STATED GOAL:
Transcribe the whole listing without a single picture.

INFORMATION SHOWN:
»»
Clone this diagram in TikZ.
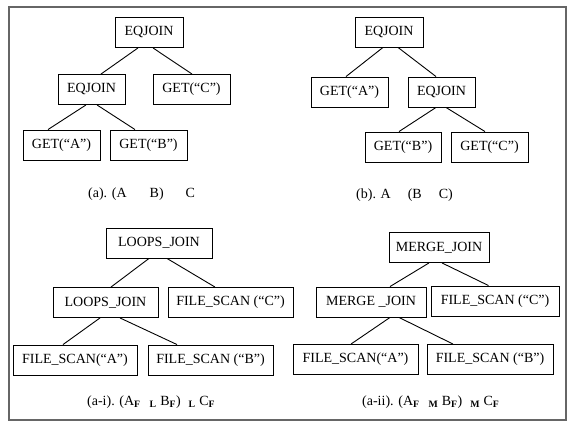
\documentclass[tikz,border=0pt]{standalone}
\usepackage{fontspec}
\setmainfont{Liberation Serif}
\newcommand{\sbf}[1]{\textsubscript{\textbf{#1}}}
\begin{document}
\begin{tikzpicture}[x=1pt,y=-1pt,
  box/.style={draw=black,line width=0.9pt,minimum height=30pt,inner sep=0pt,font=\fontsize{14}{16}\selectfont},
  captext/.style={anchor=west,inner sep=0pt,font=\fontsize{14}{16}\selectfont},
  link/.style={draw=black,line width=0.9pt}]
\useasboundingbox (0,0) rectangle (586,427);
\draw[black!60,line width=1.5pt] (9,7) rectangle (566,420);
% panel (a)
\node[box,minimum width=68pt] (a0) at (149,32.5) {EQJOIN};
\node[box,minimum width=67pt] (a1) at (91.5,89.5) {EQJOIN};
\node[box,minimum width=77pt] (aC) at (191.5,89.5) {GET(“C”)};
\node[box,minimum width=77pt] (aA) at (61.5,145) {GET(“A”)};
\node[box,minimum width=77pt] (aB) at (148.5,145) {GET(“B”)};
\draw[link] ([xshift=-11pt]a0.south) -- ([xshift=9.5pt]a1.north);
\draw[link] ([xshift=4pt]a0.south) -- ([xshift=0.5pt]aC.north);
\draw[link] ([xshift=-5.5pt]a1.south) -- ([xshift=-13.5pt]aA.north);
\draw[link] ([xshift=5.5pt]a1.south) -- ([xshift=-13.5pt]aB.north);
\node[captext] (acap) at (88,194) {(a). (A\hspace{23pt}B)\hspace{22pt}C};
% panel (b)
\node[box,minimum width=68pt] (b0) at (389,32) {EQJOIN};
\node[box,minimum width=77pt] (bA) at (349.5,92) {GET(“A”)};
\node[box,minimum width=67pt] (b1) at (441.5,92) {EQJOIN};
\node[box,minimum width=76pt] (bB) at (403,147) {GET(“B”)};
\node[box,minimum width=77pt] (bC) at (489.5,147) {GET(“C”)};
\draw[link] ([xshift=-6pt]b0.south) -- ([xshift=-3.5pt]bA.north);
\draw[link] ([xshift=9pt]b0.south) -- ([xshift=-5.5pt]b1.north);
\draw[link] ([xshift=-5.5pt]b1.south) -- ([xshift=-4pt]bB.north);
\draw[link] ([xshift=4.5pt]b1.south) -- ([xshift=-4.5pt]bC.north);
\node[captext] (bcap) at (356,195) {(b). A\hspace{17pt}(B\hspace{17pt}C)};
% panel (a-i)
\node[box,minimum width=106pt] (c0) at (159,243) {LOOPS\_JOIN};
\node[box,minimum width=105pt] (c1) at (105.5,302.5) {LOOPS\_JOIN};
\node[box,minimum width=125pt] (cC) at (230.5,302.5) {FILE\_SCAN (“C”)};
\node[box,minimum width=124pt] (cA) at (75,360) {FILE\_SCAN(“A”)};
\node[box,minimum width=125pt] (cB) at (210.5,360) {FILE\_SCAN (“B”)};
\draw[link] ([xshift=-10pt]c0.south) -- ([xshift=5.5pt]c1.north);
\draw[link] ([xshift=8pt]c0.south) -- ([xshift=-15.5pt]cC.north);
\draw[link] ([xshift=-5.5pt]c1.south) -- ([xshift=-12pt]cA.north);
\draw[link] ([xshift=14.5pt]c1.south) -- ([xshift=-33.5pt]cB.north);
\node[captext] (ccap) at (87,402) {(a-i). (A\sbf{F}\hspace{9pt}\sbf{L} B\sbf{F})\hspace{8pt}\sbf{L} C\sbf{F}};
% panel (a-ii)
\node[box,minimum width=100pt] (d0) at (439,247.5) {MERGE\_JOIN};
\node[box,minimum width=110pt] (d1) at (371,302) {MERGE \_JOIN};
\node[box,minimum width=128pt] (dC) at (495,301) {FILE\_SCAN (“C”)};
\node[box,minimum width=125pt] (dA) at (355.5,359.5) {FILE\_SCAN(“A”)};
\node[box,minimum width=126pt] (dB) at (490,359.5) {FILE\_SCAN (“B”)};
\draw[link] ([xshift=-10pt]d0.south) -- ([xshift=19pt]d1.north);
\draw[link] ([xshift=3pt]d0.south) -- ([xshift=-6.5pt]dC.north);
\draw[link] ([xshift=19pt]d1.south) -- ([xshift=-4.5pt]dA.north);
\draw[link] ([xshift=28pt]d1.south) -- ([xshift=-37pt]dB.north);
\node[captext] (dcap) at (362,402) {(a-ii). (A\sbf{F}\hspace{9pt}\sbf{M} B\sbf{F})\hspace{8pt}\sbf{M} C\sbf{F}};
\end{tikzpicture}
\end{document}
««
TASK RESULT:
Clone this diagram in TikZ.
\documentclass[tikz,border=0pt]{standalone}
\usepackage{fontspec}
\setmainfont{Liberation Serif}
\newcommand{\sbf}[1]{\textsubscript{\textbf{#1}}}
\begin{document}
\begin{tikzpicture}[x=1pt,y=-1pt,
  box/.style={draw=black,line width=0.9pt,minimum height=30pt,inner sep=0pt,font=\fontsize{14}{16}\selectfont},
  captext/.style={anchor=west,inner sep=0pt,font=\fontsize{14}{16}\selectfont},
  link/.style={draw=black,line width=0.9pt}]
\useasboundingbox (0,0) rectangle (586,427);
\draw[black!60,line width=1.5pt] (9,7) rectangle (566,420);
% panel (a)
\node[box,minimum width=68pt] (a0) at (149,32.5) {EQJOIN};
\node[box,minimum width=67pt] (a1) at (91.5,89.5) {EQJOIN};
\node[box,minimum width=77pt] (aC) at (191.5,89.5) {GET(“C”)};
\node[box,minimum width=77pt] (aA) at (61.5,145) {GET(“A”)};
\node[box,minimum width=77pt] (aB) at (148.5,145) {GET(“B”)};
\draw[link] ([xshift=-11pt]a0.south) -- ([xshift=9.5pt]a1.north);
\draw[link] ([xshift=4pt]a0.south) -- ([xshift=0.5pt]aC.north);
\draw[link] ([xshift=-5.5pt]a1.south) -- ([xshift=-13.5pt]aA.north);
\draw[link] ([xshift=5.5pt]a1.south) -- ([xshift=-13.5pt]aB.north);
\node[captext] (acap) at (88,194) {(a). (A\hspace{23pt}B)\hspace{22pt}C};
% panel (b)
\node[box,minimum width=68pt] (b0) at (389,32) {EQJOIN};
\node[box,minimum width=77pt] (bA) at (349.5,92) {GET(“A”)};
\node[box,minimum width=67pt] (b1) at (441.5,92) {EQJOIN};
\node[box,minimum width=76pt] (bB) at (403,147) {GET(“B”)};
\node[box,minimum width=77pt] (bC) at (489.5,147) {GET(“C”)};
\draw[link] ([xshift=-6pt]b0.south) -- ([xshift=-3.5pt]bA.north);
\draw[link] ([xshift=9pt]b0.south) -- ([xshift=-5.5pt]b1.north);
\draw[link] ([xshift=-5.5pt]b1.south) -- ([xshift=-4pt]bB.north);
\draw[link] ([xshift=4.5pt]b1.south) -- ([xshift=-4.5pt]bC.north);
\node[captext] (bcap) at (356,195) {(b). A\hspace{17pt}(B\hspace{17pt}C)};
% panel (a-i)
\node[box,minimum width=106pt] (c0) at (159,243) {LOOPS\_JOIN};
\node[box,minimum width=105pt] (c1) at (105.5,302.5) {LOOPS\_JOIN};
\node[box,minimum width=125pt] (cC) at (230.5,302.5) {FILE\_SCAN (“C”)};
\node[box,minimum width=124pt] (cA) at (75,360) {FILE\_SCAN(“A”)};
\node[box,minimum width=125pt] (cB) at (210.5,360) {FILE\_SCAN (“B”)};
\draw[link] ([xshift=-10pt]c0.south) -- ([xshift=5.5pt]c1.north);
\draw[link] ([xshift=8pt]c0.south) -- ([xshift=-15.5pt]cC.north);
\draw[link] ([xshift=-5.5pt]c1.south) -- ([xshift=-12pt]cA.north);
\draw[link] ([xshift=14.5pt]c1.south) -- ([xshift=-33.5pt]cB.north);
\node[captext] (ccap) at (87,402) {(a-i). (A\sbf{F}\hspace{9pt}\sbf{L} B\sbf{F})\hspace{8pt}\sbf{L} C\sbf{F}};
% panel (a-ii)
\node[box,minimum width=100pt] (d0) at (439,247.5) {MERGE\_JOIN};
\node[box,minimum width=110pt] (d1) at (371,302) {MERGE \_JOIN};
\node[box,minimum width=128pt] (dC) at (495,301) {FILE\_SCAN (“C”)};
\node[box,minimum width=125pt] (dA) at (355.5,359.5) {FILE\_SCAN(“A”)};
\node[box,minimum width=126pt] (dB) at (490,359.5) {FILE\_SCAN (“B”)};
\draw[link] ([xshift=-10pt]d0.south) -- ([xshift=19pt]d1.north);
\draw[link] ([xshift=3pt]d0.south) -- ([xshift=-6.5pt]dC.north);
\draw[link] ([xshift=19pt]d1.south) -- ([xshift=-4.5pt]dA.north);
\draw[link] ([xshift=28pt]d1.south) -- ([xshift=-37pt]dB.north);
\node[captext] (dcap) at (362,402) {(a-ii). (A\sbf{F}\hspace{9pt}\sbf{M} B\sbf{F})\hspace{8pt}\sbf{M} C\sbf{F}};
\end{tikzpicture}
\end{document}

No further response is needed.